There are two primary ways of constructing the webgraph:

  • Page-Level Webgraph: This method involves constructing the graph by analyzing individual pages and their outbound links. The nodes in this graph represent individual web pages, while the edges represent hyperlinks between them. This detailed view is especially helpful for understanding specific page connections.

  • Host-Level Webgraph: Instead of examining individual pages, this approach consolidates all the links associated with a particular host, effectively simplifying the webgraph. In this representation, nodes represent entire websites or hosts, and edges represent connections between them. This broader perspective is suitable for understanding the authority and influence of entire websites.

Segments

Given the extreme size of the internet, managing the webgraph as a single monolithic structure in memory is neither efficient nor practical. Thus, it's segmented into smaller parts called segments. Each segment is essentially a portion of the overall webgraph stored in a RocksDB database on disk. This allows us to create webgraphs that are much larger than what we would otherwise be able to fit in memory.

Webgraph Uses

The structure of the web can provide highly valuable information when detemining the relevance of a page to a user's search query. PageRank, which is a centrality meassure developed by Larry Page and Sergey Brin, was one of the primary reasons why Google provided much better search results than their competitors in the early days.

Stract uses a similar centrality meassure called Harmonic Centrality which has been shown to satisfy some useful axioms for centrality (paper).

Harmonic Centrality

Harmonic centrality is a measure used to identify the importance of a node within a network.
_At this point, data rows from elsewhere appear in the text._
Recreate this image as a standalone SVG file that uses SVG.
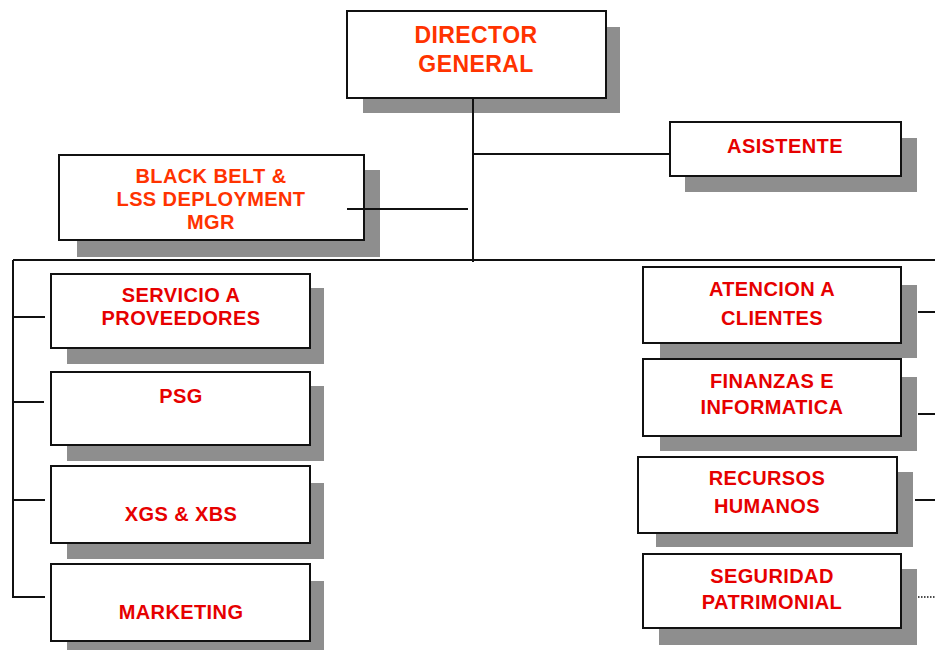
<svg xmlns="http://www.w3.org/2000/svg" width="935" height="650" viewBox="0 0 935 650">
  <style>
    .shadow { fill: #8e8e8e; }
    .box { fill: #ffffff; stroke: #111111; stroke-width: 2; }
    .lbl { font-family: "Liberation Sans", Arial, sans-serif; font-weight: bold; font-size: 20px; fill: #e60000; text-anchor: middle; letter-spacing: 0.4px; }
    .lbl.top { fill: #ff3300; font-size: 23px; }
    .lbl.orange { fill: #ff3300; }
    .wire { stroke: #111111; stroke-width: 2; fill: none; }
    .dots { stroke: #111111; stroke-width: 1.5; stroke-dasharray: 1.5 1.5; fill: none; }
  </style>
  <rect width="935" height="650" fill="#ffffff"/>

  <g id="director-general">
    <rect class="shadow" x="363" y="27" width="257" height="86"/>
    <rect class="box" x="347" y="11" width="259" height="87"/>
    <text class="lbl top" x="476" y="43">DIRECTOR</text>
    <text class="lbl top" x="476" y="72">GENERAL</text>
  </g>

  <g id="asistente">
    <rect class="shadow" x="685" y="138" width="232" height="54"/>
    <rect class="box" x="670" y="122" width="231" height="54"/>
    <text class="lbl" x="785" y="153">ASISTENTE</text>
  </g>

  <g id="black-belt">
    <rect class="shadow" x="77" y="170" width="303" height="87"/>
    <rect class="box" x="59" y="155" width="305" height="85"/>
    <text class="lbl orange" x="211" y="183">BLACK BELT &amp;</text>
    <text class="lbl orange" x="211" y="206">LSS DEPLOYMENT</text>
    <text class="lbl orange" x="211" y="229">MGR</text>
  </g>

  <g id="servicio-proveedores">
    <rect class="shadow" x="67" y="288" width="257" height="76"/>
    <rect class="box" x="51" y="274" width="259" height="74"/>
    <text class="lbl" x="181" y="302">SERVICIO A</text>
    <text class="lbl" x="181" y="325">PROVEEDORES</text>
  </g>

  <g id="psg">
    <rect class="shadow" x="67" y="386" width="257" height="75"/>
    <rect class="box" x="51" y="372" width="259" height="73"/>
    <text class="lbl" x="181" y="403">PSG</text>
  </g>

  <g id="xgs-xbs">
    <rect class="shadow" x="67" y="483" width="257" height="76"/>
    <rect class="box" x="51" y="466" width="259" height="77"/>
    <text class="lbl" x="181" y="521">XGS &amp; XBS</text>
  </g>

  <g id="marketing">
    <rect class="shadow" x="67" y="581" width="257" height="76"/>
    <rect class="box" x="51" y="564" width="259" height="77"/>
    <text class="lbl" x="181" y="619">MARKETING</text>
  </g>

  <g id="atencion-clientes">
    <rect class="shadow" x="660" y="285" width="257" height="73"/>
    <rect class="box" x="643" y="267" width="258" height="76"/>
    <text class="lbl" x="772" y="296">ATENCION A</text>
    <text class="lbl" x="772" y="325">CLIENTES</text>
  </g>

  <g id="finanzas-informatica">
    <rect class="shadow" x="660" y="377" width="257" height="74"/>
    <rect class="box" x="643" y="359" width="258" height="77"/>
    <text class="lbl" x="772" y="388">FINANZAS E</text>
    <text class="lbl" x="772" y="414">INFORMATICA</text>
  </g>

  <g id="recursos-humanos">
    <rect class="shadow" x="656" y="472" width="257" height="75"/>
    <rect class="box" x="638" y="457" width="259" height="76"/>
    <text class="lbl" x="767" y="485">RECURSOS</text>
    <text class="lbl" x="767" y="513">HUMANOS</text>
  </g>

  <g id="seguridad-patrimonial">
    <rect class="shadow" x="659" y="569" width="258" height="76"/>
    <rect class="box" x="643" y="554" width="258" height="74"/>
    <text class="lbl" x="772" y="583">SEGURIDAD</text>
    <text class="lbl" x="772" y="609">PATRIMONIAL</text>
  </g>

  <g id="connectors">
    <!-- trunk from the director down to the department bus -->
    <path class="wire" d="M473 98 V262"/>
    <path class="wire" d="M473 154 H670"/>
    <path class="wire" d="M347 209 H468"/>
    <!-- department bus -->
    <path class="wire" d="M13 260 H935"/>
    <!-- left column -->
    <path class="wire" d="M13 260 V597 H45"/>
    <path class="wire" d="M13 317 H45"/>
    <path class="wire" d="M13 402 H44"/>
    <path class="wire" d="M13 500 H45"/>
    <!-- right column stubs -->
    <path class="wire" d="M918 312 H935"/>
    <path class="wire" d="M918 414 H935"/>
    <path class="wire" d="M915 500 H935"/>
    <path class="dots" d="M918 597 H935"/>
  </g>
</svg>
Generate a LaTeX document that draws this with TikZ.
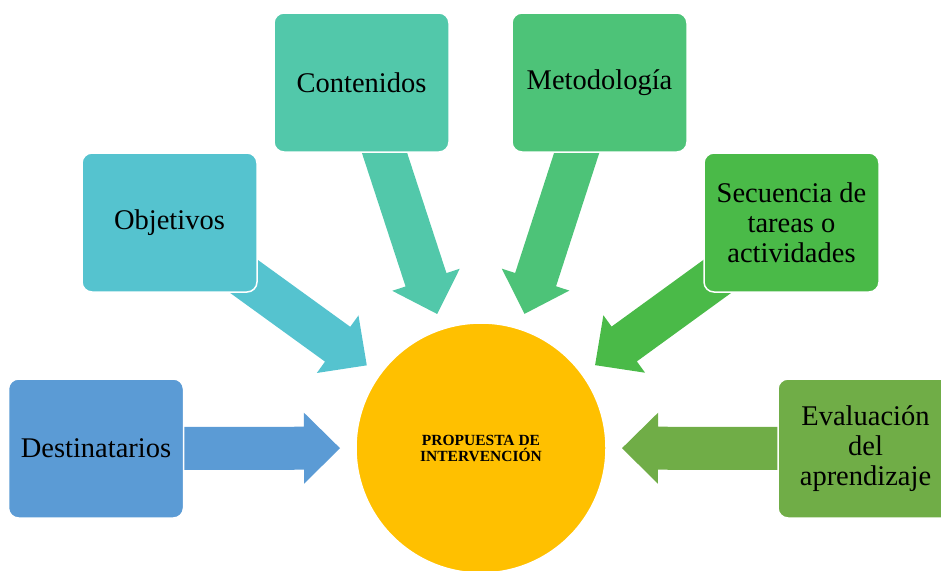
\documentclass[tikz,border=0pt]{standalone}
\usepackage{fontspec}
\setmainfont{Liberation Serif}
\usetikzlibrary{calc,backgrounds}
\definecolor{cDest}{HTML}{5B9BD5}
\definecolor{cObj}{HTML}{55C3CF}
\definecolor{cCont}{HTML}{52C8AA}
\definecolor{cMet}{HTML}{4DC378}
\definecolor{cSec}{HTML}{4ABA48}
\definecolor{cEval}{HTML}{70AD47}
\definecolor{cCore}{HTML}{FFC000}
\begin{document}
\begin{tikzpicture}[x=1pt,y=-1pt,
  box/.style={rectangle, rounded corners=10pt, minimum width=175pt, minimum height=139pt,
    draw=white, line width=1.5pt, align=center, inner sep=2pt,
    font=\fontsize{28.5}{30}\selectfont},
  core/.style={circle, minimum size=250pt, fill=cCore, draw=white, line width=1.5pt,
    align=center, font=\bfseries\fontsize{15.5}{16}\selectfont}]
\useasboundingbox (0,0) rectangle (941,570);
\node[core] (c) at (481,448) {PROPUESTA DE\\INTERVENCIÓN};
\node[box, fill=cDest] (dest) at (96,448.5) {Destinatarios};
\node[box, fill=cObj]  (obj)  at (169.5,222.5) {Objetivos};
\node[box, fill=cCont] (cont) at (361.5,82.5) {Contenidos};
\node[box, fill=cMet]  (met)  at (599.5,82.5) {Metodología};
\node[box, fill=cSec]  (sec)  at (791.5,222.5) {Secuencia de\\tareas o\\actividades};
\node[box, fill=cEval] (eval) at (865.5,448.5) {Evaluación\\del\\aprendizaje};
\begin{scope}[on background layer]
\foreach \b/\col in {dest/cDest,obj/cObj,cont/cCont,met/cMet,sec/cSec,eval/cEval}{
  \coordinate (t) at ($(c)!141pt!(\b)$);
  \coordinate (h) at ($(c)!177pt!(\b)$);
  \coordinate (e) at ($(c)!331pt!(\b)$);
  \fill[\col] ($(e)!21.5pt!90:(c)$) -- ($(h)!21.5pt!90:(c)$) -- ($(h)!35.5pt!90:(c)$)
    -- (t) -- ($(h)!35.5pt!-90:(c)$) -- ($(h)!21.5pt!-90:(c)$) -- ($(e)!21.5pt!-90:(c)$) -- cycle;
}
\end{scope}
\end{tikzpicture}
\end{document}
In the context of a webgraph, nodes (whether they be individual pages or entire hosts) that have a high harmonic centrality are ones that are, on average, closer to all other nodes in the network. The closeness of a node in this context refers to its average distance from all other nodes.

In practical terms, a web page with high harmonic centrality might be seen as an influential page in the World Wide Web, indicating that it can be reached with fewer clicks, on average, from any other page on the internet. A page with high harmonic centrality therefore has higher likelihood for being relevant to a user's search query.

In formulaic terms, the harmonic centrality $C_{H}(u)$ of a node $u$ is calculated as the sum of the reciprocals of the shortest paths from all nodes to $u$:

$$C_{H}(u) = \frac{1}{n-1} \sum_{v \neq u} \frac{1}{d(v,u)}$$

Where $d(v,u)$ is the shortest path from node $v$ to node $u$. We normalize the harmonic centrality by dividing by the number of nodes in the network minus one.

Inbound Similarity

Inbound similarity plays a crucial role in enhancing personalized search results. Based on whether a user likes or dislikes results from a certain site, we can adjust the ranking of results from similar sites based on their preferences. The idea is that the similarity between two sites can be estimated by which sites that links to those sites. Two sites that has a lot of incoming links in common are likely to be topically similar.

Let's denote the set of inbound links for site $u$ as $I_{u}$ and $v$ for $I_{v}$. The similarity between two sites is calculated as the cosine similarity between their inbound link vectors: $$S(u, v) = \frac{I_{u} \cdot I_{v}}{||I_{u}||||I_{v}||}$$

It's also this inbound similarity metric that is used to find similar sites in the explore feature.